Extract the full listing verbatim and drop any pictures from your copy.

SOURCE EXCERPT

↓

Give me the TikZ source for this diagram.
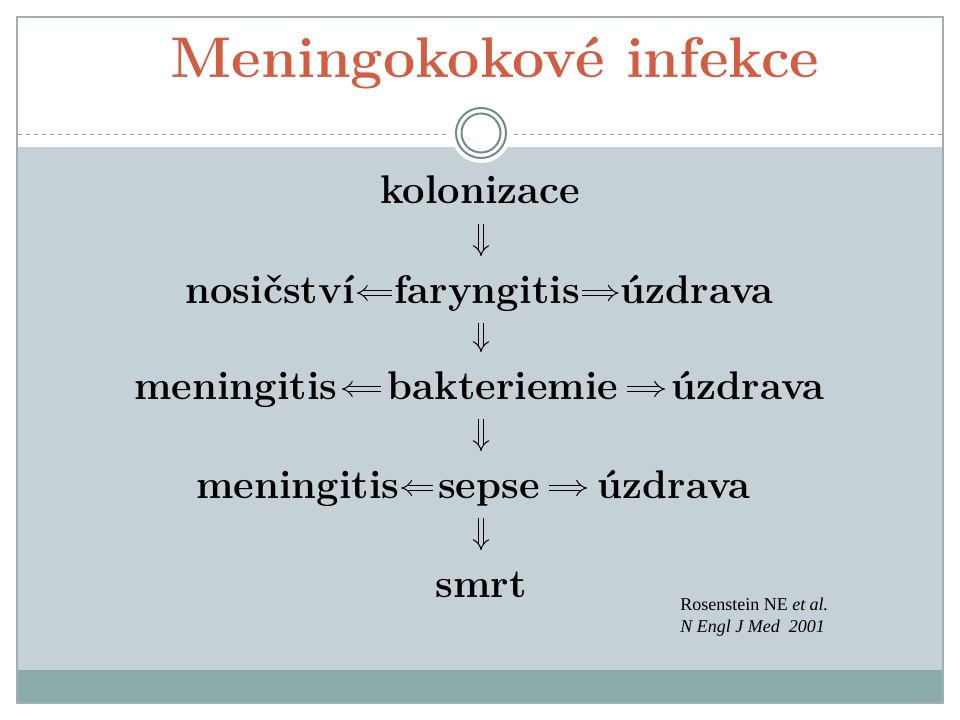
\documentclass[tikz,border=0pt]{standalone}
\usepackage{fontspec}
\newfontfamily\citefont{Liberation Serif}
\usetikzlibrary{positioning,arrows.meta}

\definecolor{titlered}{RGB}{209,94,66}
\definecolor{bodyblue}{RGB}{197,209,214}
\definecolor{bandteal}{RGB}{139,170,170}
\definecolor{framegrey}{RGB}{160,175,178}
\definecolor{ringgrey}{RGB}{112,140,140}

\tikzstyle{stage}=[font=\fontsize{30}{36}\selectfont\bfseries,anchor=base,inner sep=0pt,
    text height=18pt,text depth=3pt]
\tikzstyle{impl}=[double=bodyblue,double distance=3.6pt,line width=0.75pt,-{Implies},
    shorten <=1.5pt,shorten >=1.5pt]
\tikzstyle{down}=[impl,shorten <=12pt,shorten >=17pt]

\begin{document}
\begin{tikzpicture}[x=0.75pt,y=-0.75pt]
        \useasboundingbox (0,0) rectangle (960,720);
        % slide
        \fill[bodyblue] (17,147) rectangle (943,670);
        \fill[bandteal] (17,670) rectangle (943,703);
        \fill[white] (481,133) circle (30);
        \draw[ringgrey!80,dashed,thin] (18,134) -- (448,134);
        \draw[ringgrey!80,dashed,thin] (514,134) -- (942,134);
        \draw[ringgrey,line width=1.5pt] (481,133) circle (25);
        \draw[ringgrey,line width=1.5pt] (481,133) circle (19.5);
        \draw[framegrey,line width=1.5pt] (17,17) rectangle (943,703);

        % title
        \node[font=\fontsize{43}{50}\selectfont\bfseries,text=titlered,anchor=base,inner sep=0pt]
            (title) at (495,78) {Meningokokové infekce};

        % stages
        \coordinate (axis) at (481,0);
        \node[stage] (kolonizace) at (480,204) {kolonizace};

        \node[stage] (nosicstvi) at (270,303) {nosičství};
        \node[stage] (faryngitis) at (487,303) {faryngitis};
        \node[stage] (uzdrava1) at (697,303) {úzdrava};

        \node[stage] (meningitis1) at (236,399) {meningitis};
        \node[stage] (bakteriemie) at (503,399) {bakteriemie};
        \node[stage] (uzdrava2) at (748,399) {úzdrava};

        \node[stage] (meningitis2) at (298,498) {meningitis};
        \node[stage] (sepse) at (489,498) {sepse};
        \node[stage] (uzdrava3) at (674,498) {úzdrava};

        \node[stage] (smrt) at (481,597) {smrt};

        % arrows
        \draw[down] (axis |- kolonizace.south) -- (axis |- faryngitis.north);
        \draw[impl] (faryngitis.west) -- (nosicstvi.east);
        \draw[impl] (faryngitis.east) -- (uzdrava1.west);
        \draw[down] (axis |- faryngitis.south) -- (axis |- bakteriemie.north);
        \draw[impl,shorten <=5pt,shorten >=3pt] (bakteriemie.west) -- (meningitis1.east);
        \draw[impl,shorten <=6pt,shorten >=5pt] (bakteriemie.east) -- (uzdrava2.west);
        \draw[down] (axis |- bakteriemie.south) -- (axis |- sepse.north);
        \draw[impl,shorten <=4pt,shorten >=1pt] (sepse.west) -- (meningitis2.east);
        \draw[impl,shorten <=7pt,shorten >=8pt] (sepse.east) -- (uzdrava3.west);
        \draw[down] (axis |- sepse.south) -- (axis |- smrt.north);

        % citation
        \node[font=\citefont\fontsize{13.5}{16.5}\selectfont,align=left,anchor=base west,inner sep=0pt]
            (cite) at (680,632) {Rosenstein NE \textit{et al.}\\\textit{N Engl J Med\ \ 2001}};
    \end{tikzpicture}
\end{document}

↑

EXERCISE RESPONSE
Give me the TikZ source for this diagram.
\documentclass[tikz,border=0pt]{standalone}
\usepackage{fontspec}
\newfontfamily\citefont{Liberation Serif}
\usetikzlibrary{positioning,arrows.meta}

\definecolor{titlered}{RGB}{209,94,66}
\definecolor{bodyblue}{RGB}{197,209,214}
\definecolor{bandteal}{RGB}{139,170,170}
\definecolor{framegrey}{RGB}{160,175,178}
\definecolor{ringgrey}{RGB}{112,140,140}

\tikzstyle{stage}=[font=\fontsize{30}{36}\selectfont\bfseries,anchor=base,inner sep=0pt,
    text height=18pt,text depth=3pt]
\tikzstyle{impl}=[double=bodyblue,double distance=3.6pt,line width=0.75pt,-{Implies},
    shorten <=1.5pt,shorten >=1.5pt]
\tikzstyle{down}=[impl,shorten <=12pt,shorten >=17pt]

\begin{document}
\begin{tikzpicture}[x=0.75pt,y=-0.75pt]
        \useasboundingbox (0,0) rectangle (960,720);
        % slide
        \fill[bodyblue] (17,147) rectangle (943,670);
        \fill[bandteal] (17,670) rectangle (943,703);
        \fill[white] (481,133) circle (30);
        \draw[ringgrey!80,dashed,thin] (18,134) -- (448,134);
        \draw[ringgrey!80,dashed,thin] (514,134) -- (942,134);
        \draw[ringgrey,line width=1.5pt] (481,133) circle (25);
        \draw[ringgrey,line width=1.5pt] (481,133) circle (19.5);
        \draw[framegrey,line width=1.5pt] (17,17) rectangle (943,703);

        % title
        \node[font=\fontsize{43}{50}\selectfont\bfseries,text=titlered,anchor=base,inner sep=0pt]
            (title) at (495,78) {Meningokokové infekce};

        % stages
        \coordinate (axis) at (481,0);
        \node[stage] (kolonizace) at (480,204) {kolonizace};

        \node[stage] (nosicstvi) at (270,303) {nosičství};
        \node[stage] (faryngitis) at (487,303) {faryngitis};
        \node[stage] (uzdrava1) at (697,303) {úzdrava};

        \node[stage] (meningitis1) at (236,399) {meningitis};
        \node[stage] (bakteriemie) at (503,399) {bakteriemie};
        \node[stage] (uzdrava2) at (748,399) {úzdrava};

        \node[stage] (meningitis2) at (298,498) {meningitis};
        \node[stage] (sepse) at (489,498) {sepse};
        \node[stage] (uzdrava3) at (674,498) {úzdrava};

        \node[stage] (smrt) at (481,597) {smrt};

        % arrows
        \draw[down] (axis |- kolonizace.south) -- (axis |- faryngitis.north);
        \draw[impl] (faryngitis.west) -- (nosicstvi.east);
        \draw[impl] (faryngitis.east) -- (uzdrava1.west);
        \draw[down] (axis |- faryngitis.south) -- (axis |- bakteriemie.north);
        \draw[impl,shorten <=5pt,shorten >=3pt] (bakteriemie.west) -- (meningitis1.east);
        \draw[impl,shorten <=6pt,shorten >=5pt] (bakteriemie.east) -- (uzdrava2.west);
        \draw[down] (axis |- bakteriemie.south) -- (axis |- sepse.north);
        \draw[impl,shorten <=4pt,shorten >=1pt] (sepse.west) -- (meningitis2.east);
        \draw[impl,shorten <=7pt,shorten >=8pt] (sepse.east) -- (uzdrava3.west);
        \draw[down] (axis |- sepse.south) -- (axis |- smrt.north);

        % citation
        \node[font=\citefont\fontsize{13.5}{16.5}\selectfont,align=left,anchor=base west,inner sep=0pt]
            (cite) at (680,632) {Rosenstein NE \textit{et al.}\\\textit{N Engl J Med\ \ 2001}};
    \end{tikzpicture}
\end{document}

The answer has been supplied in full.